La Visite de la vieille dame
La Visite de la vieille dame, de Friedrich Dürrenmatt, traduction de Laurent Muhleisen, mise en scène de Christophe Lidon
L’œuvre du neuchâtelois Dürrenmatt a toujours traqué les drôles de connivences qui relient les hommes à une culture raffinée tout autant qu’à des réflexes primitifs barbares, quand l’argent et le pouvoir s’en mêlent. L’âpreté au gain dénature l’humanité en profondeur, hantée par les préjugés sociaux et l’hypocrisie d’une morale de convenance.
Le regard aigu du dramaturge concerne la Suisse, mais c’est bien entendu comme exemple infime et parodique du monde alentour. La parabole de La Visite de la vieille dame (1956), un chef-d’œuvre de « comédie tragique » a fait le tour de l’Europe et au-delà, depuis sa province helvétique originelle.
L’héroïne controversée et fantasque de l’intrigue, Kläry Wäscher, séduite et abandonnée, revient au pays de Güllen, en milliardaire provocatrice et désenchantée, devenue Claire Zachanassian.

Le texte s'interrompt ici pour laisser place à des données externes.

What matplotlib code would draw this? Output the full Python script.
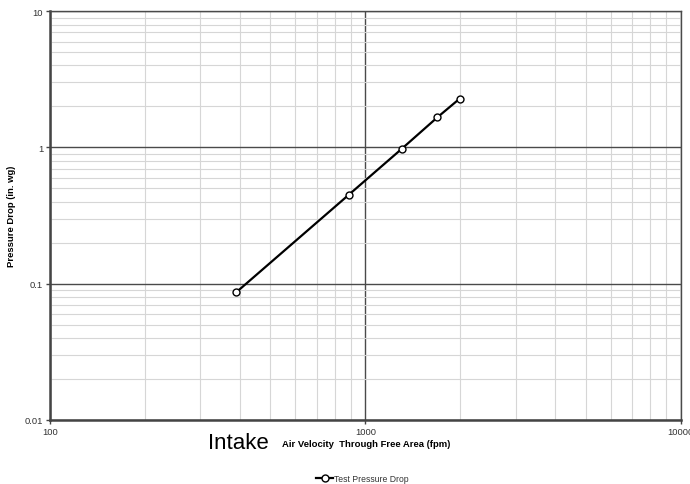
import matplotlib
matplotlib.use("Agg")
import matplotlib.pyplot as plt
from matplotlib.ticker import FixedLocator, LogLocator, NullFormatter

plt.rcParams["font.family"] = ["Liberation Sans", "DejaVu Sans"]

# test data
velocity = [390, 886, 1305, 1690, 1990]
pressure_drop = [0.0865, 0.449, 0.978, 1.66, 2.28]

x_ticks = [100, 1000, 10000]
x_tick_labels = ["100", "1000", "10000"]
y_ticks = [0.01, 0.1, 1, 10]
y_tick_labels = ["0.01", "0.1", "1", "10"]

fig = plt.figure(figsize=(6.9, 4.85), dpi=100)
ax = fig.add_axes([0.0725, 0.1326, 0.914, 0.842])

ax.set_xscale("log")
ax.set_yscale("log")
ax.set_xlim(100, 10000)
ax.set_ylim(0.01, 10)

ax.xaxis.set_major_locator(FixedLocator(x_ticks))
ax.yaxis.set_major_locator(FixedLocator(y_ticks))
ax.xaxis.set_minor_locator(LogLocator(base=10, subs=range(2, 10)))
ax.yaxis.set_minor_locator(LogLocator(base=10, subs=range(2, 10)))
ax.xaxis.set_minor_formatter(NullFormatter())
ax.yaxis.set_minor_formatter(NullFormatter())
ax.set_xticklabels(x_tick_labels)
ax.set_yticklabels(y_tick_labels)

ax.grid(which="minor", color="#d6d6d6", linewidth=0.8)
ax.grid(which="major", color="#4a4a4a", linewidth=1.0)
ax.set_axisbelow(True)

ax.tick_params(which="major", direction="out", length=3, width=1, color="#444444",
               labelsize=6.8, labelcolor="#333333", pad=2)
ax.tick_params(which="minor", length=0)
ax.tick_params(axis="x", pad=2)

for side in ("left", "bottom"):
    ax.spines[side].set_linewidth(1.8)
    ax.spines[side].set_color("#444444")
for side in ("right", "top"):
    ax.spines[side].set_linewidth(1.0)
    ax.spines[side].set_color("#4a4a4a")

ax.plot(velocity, pressure_drop, color="black", linewidth=1.6, marker="o",
        markersize=5, markerfacecolor="white", markeredgecolor="black",
        markeredgewidth=1.0, label="Test Pressure Drop", zorder=5)

fig.text(12 / 690, 0.553, "Pressure Drop (in. wg)", fontsize=6.8, fontweight="bold",
         rotation=90, va="center", ha="center")
fig.text(0.409, 0.083, "Air Velocity  Through Free Area (fpm)", fontsize=6.8,
         fontweight="bold", va="center", ha="left")
fig.text(0.302, 0.086, "Intake", fontsize=16, va="center", ha="left")

leg = fig.legend(loc="center", bbox_to_anchor=(0.525, 0.012), frameon=False,
                 fontsize=6.2, handlelength=2.0, handletextpad=0.1)
for t in leg.get_texts():
    t.set_color("#333333")

fig.savefig("out.png", dpi=100)
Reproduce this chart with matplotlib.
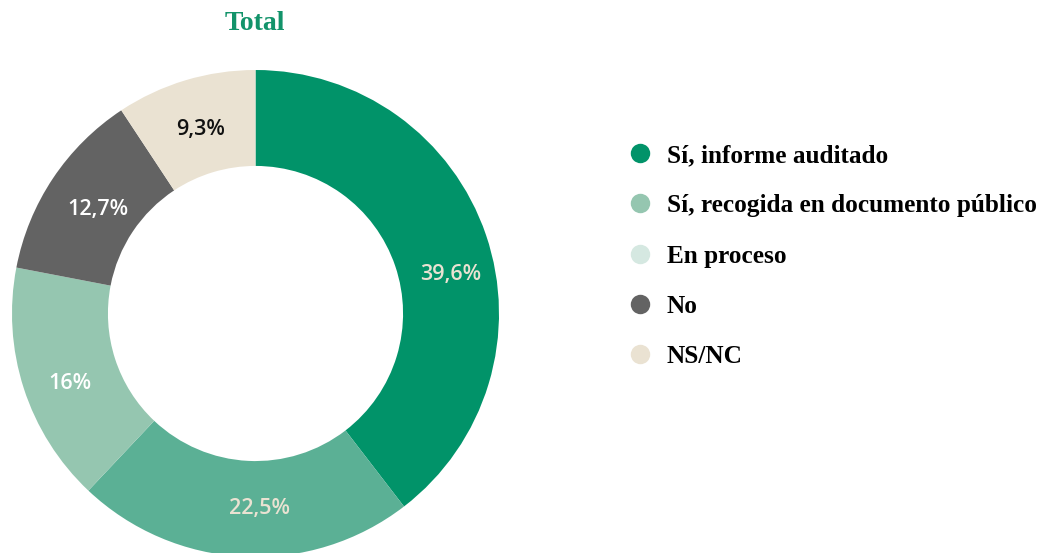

Le jeu de voix artificiel, à la manière d’une mécanique en marche de Danièle Lebrun, un peu trop tôt figée et caricaturale, ne varie jamais. Animée par un désir ardent de vengeance et de reconnaissance sociale qui la hante depuis sa jeunesse, elle promet la richesse aux notables du bourg, à condition que soit mis à mort le séducteur d’antan, aujourd’hui commerçant à son tour, puisqu’il a épousé une fille d’épicier – d’où la répudiation de jadis de Kläry, la jeune fille qu’elle était, de milieu trop modeste…
L’épicier est promis à revêtir l’écharpe officielle de maire car il est soutenu par tous les représentants du pouvoir et de la morale de la bourgade, le maire, le professeur, le commissaire, le médecin et le pasteur. La commune n’a plus un sou : la dame exilée qui a réussi dans les affaires, est attendue par les politiques comme le dernier recours pour les sauver de la débâcle. Et ils abandonneront leur concitoyen et se plieront, avec le temps, à tous les caprices de la dame pour obtenir la manne espérée. La satire est mordante : on a peu à attendre des hommes…
La mise en scène formelle et appuyée de Christophe Lidon suit, en bon élève, la dimension ludique de l’œuvre, son esthétique parodique, ses jeux grotesques et ses airs de cabaret. Mais elle ne pénètre pas dans le tréfonds obscur et dangereux des consciences, comme si elle restait à la porte de la violence, de la dureté et de l’iniquité d’un monde prêt à payer n’importe quel prix, quand il faut « décrocher le magot », à travers tromperies, mensonges et trahisons perpétuels.
Les pions sont bien posés sur le tapis de jeu mais les mouvements du drame, malgré une scénographie savante, ne prêtent nulle vie à ces personnages/ devenus ici fantoches, et trop imperméables à toute sensibilité et toute incertitude. Le spectacle, du coup peu vivant, se déroule pesamment jusqu’à sa fin.
Véronique Hotte
Théâtre du Vieux-Colombier. T : 01 44 39 87 00 jusqu’au 30 mars.